──────── PROVIDED DATA ────────
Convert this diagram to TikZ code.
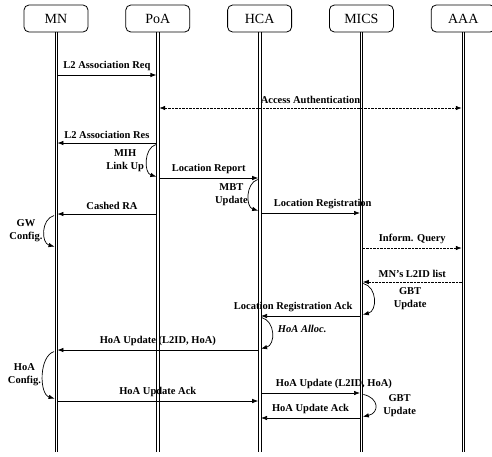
\documentclass[tikz,border=0pt]{standalone}
\usepackage{fontspec}
\setmainfont{Liberation Serif}
\usetikzlibrary{arrows.meta, positioning}

\begin{document}
\begin{tikzpicture}[>={Latex[length=6pt,width=4.5pt]}, x=1pt, y=-1pt,
    ent/.style={draw, rounded corners=5pt, line width=0.8pt, minimum width=64pt,
        minimum height=27pt, font=\fontsize{14}{15}\selectfont},
    life/.style={line width=0.55pt},
    msg/.style={->, line width=0.7pt, shorten >=1.4pt, shorten <=1.4pt},
    dmsg/.style={msg, dash pattern=on 2.5pt off 1pt},
    loopy/.style={->, line width=0.7pt, shorten >=1.5pt, shorten <=2pt},
    lbl/.style={font=\fontsize{10.5}{13}\selectfont\bfseries, inner sep=0pt}]
    \useasboundingbox (0,0) rectangle (492,456);

    % 1. Entities and lifelines
    \node[ent] (mn) at (56,18.5) {MN};
    \node[ent, right=37pt of mn] (poa) {PoA};
    \node[ent, right=37pt of poa] (hca) {HCA};
    \node[ent, right=37pt of hca] (mics) {MICS};
    \node[ent, right=37pt of mics] (aaa) {AAA};
    \foreach \e in {mn,poa,hca,mics,aaa} {
        \foreach \s in {-1.2,1.2} {
            \draw[life] ([xshift=\s pt]\e.south) -- ([xshift=\s pt]\e.south |- 0,452);
        }
    }

    % 2. Messages
    \draw[msg] (mn |- 0,75) -- (poa |- 0,75)
        node[lbl, midway, above=4pt] {L2 Association Req};
    \draw[dmsg, <->] (poa |- 0,108) -- (aaa |- 0,108)
        node[lbl, midway, above=4pt] {Access Authentication};
    \draw[msg] (poa |- 0,143) -- (mn |- 0,143)
        node[lbl, midway, above=4pt] {L2 Association Res};
    \draw[msg] (poa |- 0,178) -- (hca |- 0,178)
        node[lbl, midway, above=4pt] {Location Report};
    \draw[msg] (poa |- 0,214) -- (mn |- 0,214)
        node[lbl, pos=0.45, above=4pt] {Cashed RA};
    \draw[msg] (hca |- 0,213) -- (mics |- 0,213)
        node[lbl, pos=0.62, above=4pt] {Location Registration};
    \draw[dmsg] (mics |- 0,248) -- (aaa |- 0,248)
        node[lbl, midway, above=4pt] {Inform. Query};
    \draw[dmsg] (aaa |- 0,282) -- (mics |- 0,282)
        node[lbl, midway, above=4pt] {MN's L2ID list};
    \draw[msg] (mics |- 0,316) -- (hca |- 0,316)
        node[lbl, pos=0.67, above=4pt] {Location Registration Ack};
    \draw[msg] (hca |- 0,350) -- (mn |- 0,350)
        node[lbl, midway, above=4pt] {HoA Update (L2ID, HoA)};
    \draw[msg] (hca |- 0,393) -- (mics |- 0,393)
        node[lbl, pos=0.73, above=4pt] {HoA Update (L2ID, HoA)};
    \draw[msg] (mn |- 0,401) -- (hca |- 0,401)
        node[lbl, midway, above=4pt] {HoA Update Ack};
    \draw[msg] (mics |- 0,418) -- (hca |- 0,418)
        node[lbl, midway, above=4pt] {HoA Update Ack};

    % 3. Local processing
    \draw[loopy] (poa |- 0,144) .. controls +(-14,4) and +(-14,-4) .. (poa |- 0,177)
        node[lbl, midway, left=3pt, align=center] {MIH\\Link Up};
    \draw[loopy] (hca |- 0,179) .. controls +(-14,4) and +(-14,-4) .. (hca |- 0,211)
        node[lbl, midway, left=1pt, align=center] {MBT\\Update};
    \draw[loopy] (mn |- 0,215) .. controls +(-15,4) and +(-15,-4) .. (mn |- 0,247)
        node[lbl, midway, left=2pt, align=center] {GW\\Config.};
    \draw[loopy] (mics |- 0,283) .. controls +(16,4) and +(16,-4) .. (mics |- 0,315)
        node[lbl, midway, right=20pt, align=center] {GBT\\Update};
    \draw[loopy] (hca |- 0,317) .. controls +(16,4) and +(16,-4) .. (hca |- 0,349)
        node[lbl, midway, right=6pt, yshift=4pt, font=\fontsize{10.5}{13}\selectfont\bfseries\itshape] {HoA Alloc.};
    \draw[loopy] (mn |- 0,351) .. controls +(-17,5) and +(-17,-5) .. (mn |- 0,399)
        node[lbl, midway, left=2pt, align=center] {HoA\\Config.};
    \draw[loopy] (mics |- 0,394) .. controls +(18,4) and +(18,-4) .. (mics |- 0,417)
        node[lbl, midway, right=8pt, align=center] {GBT\\Update};
\end{tikzpicture}
\end{document}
────────
STATED EXERCISE
Extract the full listing above verbatim; pictures are to be left out of the copy.

ANSWER TO THIS TASK
Convert this diagram to TikZ code.
\documentclass[tikz,border=0pt]{standalone}
\usepackage{fontspec}
\setmainfont{Liberation Serif}
\usetikzlibrary{arrows.meta, positioning}

\begin{document}
\begin{tikzpicture}[>={Latex[length=6pt,width=4.5pt]}, x=1pt, y=-1pt,
    ent/.style={draw, rounded corners=5pt, line width=0.8pt, minimum width=64pt,
        minimum height=27pt, font=\fontsize{14}{15}\selectfont},
    life/.style={line width=0.55pt},
    msg/.style={->, line width=0.7pt, shorten >=1.4pt, shorten <=1.4pt},
    dmsg/.style={msg, dash pattern=on 2.5pt off 1pt},
    loopy/.style={->, line width=0.7pt, shorten >=1.5pt, shorten <=2pt},
    lbl/.style={font=\fontsize{10.5}{13}\selectfont\bfseries, inner sep=0pt}]
    \useasboundingbox (0,0) rectangle (492,456);

    % 1. Entities and lifelines
    \node[ent] (mn) at (56,18.5) {MN};
    \node[ent, right=37pt of mn] (poa) {PoA};
    \node[ent, right=37pt of poa] (hca) {HCA};
    \node[ent, right=37pt of hca] (mics) {MICS};
    \node[ent, right=37pt of mics] (aaa) {AAA};
    \foreach \e in {mn,poa,hca,mics,aaa} {
        \foreach \s in {-1.2,1.2} {
            \draw[life] ([xshift=\s pt]\e.south) -- ([xshift=\s pt]\e.south |- 0,452);
        }
    }

    % 2. Messages
    \draw[msg] (mn |- 0,75) -- (poa |- 0,75)
        node[lbl, midway, above=4pt] {L2 Association Req};
    \draw[dmsg, <->] (poa |- 0,108) -- (aaa |- 0,108)
        node[lbl, midway, above=4pt] {Access Authentication};
    \draw[msg] (poa |- 0,143) -- (mn |- 0,143)
        node[lbl, midway, above=4pt] {L2 Association Res};
    \draw[msg] (poa |- 0,178) -- (hca |- 0,178)
        node[lbl, midway, above=4pt] {Location Report};
    \draw[msg] (poa |- 0,214) -- (mn |- 0,214)
        node[lbl, pos=0.45, above=4pt] {Cashed RA};
    \draw[msg] (hca |- 0,213) -- (mics |- 0,213)
        node[lbl, pos=0.62, above=4pt] {Location Registration};
    \draw[dmsg] (mics |- 0,248) -- (aaa |- 0,248)
        node[lbl, midway, above=4pt] {Inform. Query};
    \draw[dmsg] (aaa |- 0,282) -- (mics |- 0,282)
        node[lbl, midway, above=4pt] {MN's L2ID list};
    \draw[msg] (mics |- 0,316) -- (hca |- 0,316)
        node[lbl, pos=0.67, above=4pt] {Location Registration Ack};
    \draw[msg] (hca |- 0,350) -- (mn |- 0,350)
        node[lbl, midway, above=4pt] {HoA Update (L2ID, HoA)};
    \draw[msg] (hca |- 0,393) -- (mics |- 0,393)
        node[lbl, pos=0.73, above=4pt] {HoA Update (L2ID, HoA)};
    \draw[msg] (mn |- 0,401) -- (hca |- 0,401)
        node[lbl, midway, above=4pt] {HoA Update Ack};
    \draw[msg] (mics |- 0,418) -- (hca |- 0,418)
        node[lbl, midway, above=4pt] {HoA Update Ack};

    % 3. Local processing
    \draw[loopy] (poa |- 0,144) .. controls +(-14,4) and +(-14,-4) .. (poa |- 0,177)
        node[lbl, midway, left=3pt, align=center] {MIH\\Link Up};
    \draw[loopy] (hca |- 0,179) .. controls +(-14,4) and +(-14,-4) .. (hca |- 0,211)
        node[lbl, midway, left=1pt, align=center] {MBT\\Update};
    \draw[loopy] (mn |- 0,215) .. controls +(-15,4) and +(-15,-4) .. (mn |- 0,247)
        node[lbl, midway, left=2pt, align=center] {GW\\Config.};
    \draw[loopy] (mics |- 0,283) .. controls +(16,4) and +(16,-4) .. (mics |- 0,315)
        node[lbl, midway, right=20pt, align=center] {GBT\\Update};
    \draw[loopy] (hca |- 0,317) .. controls +(16,4) and +(16,-4) .. (hca |- 0,349)
        node[lbl, midway, right=6pt, yshift=4pt, font=\fontsize{10.5}{13}\selectfont\bfseries\itshape] {HoA Alloc.};
    \draw[loopy] (mn |- 0,351) .. controls +(-17,5) and +(-17,-5) .. (mn |- 0,399)
        node[lbl, midway, left=2pt, align=center] {HoA\\Config.};
    \draw[loopy] (mics |- 0,394) .. controls +(18,4) and +(18,-4) .. (mics |- 0,417)
        node[lbl, midway, right=8pt, align=center] {GBT\\Update};
\end{tikzpicture}
\end{document}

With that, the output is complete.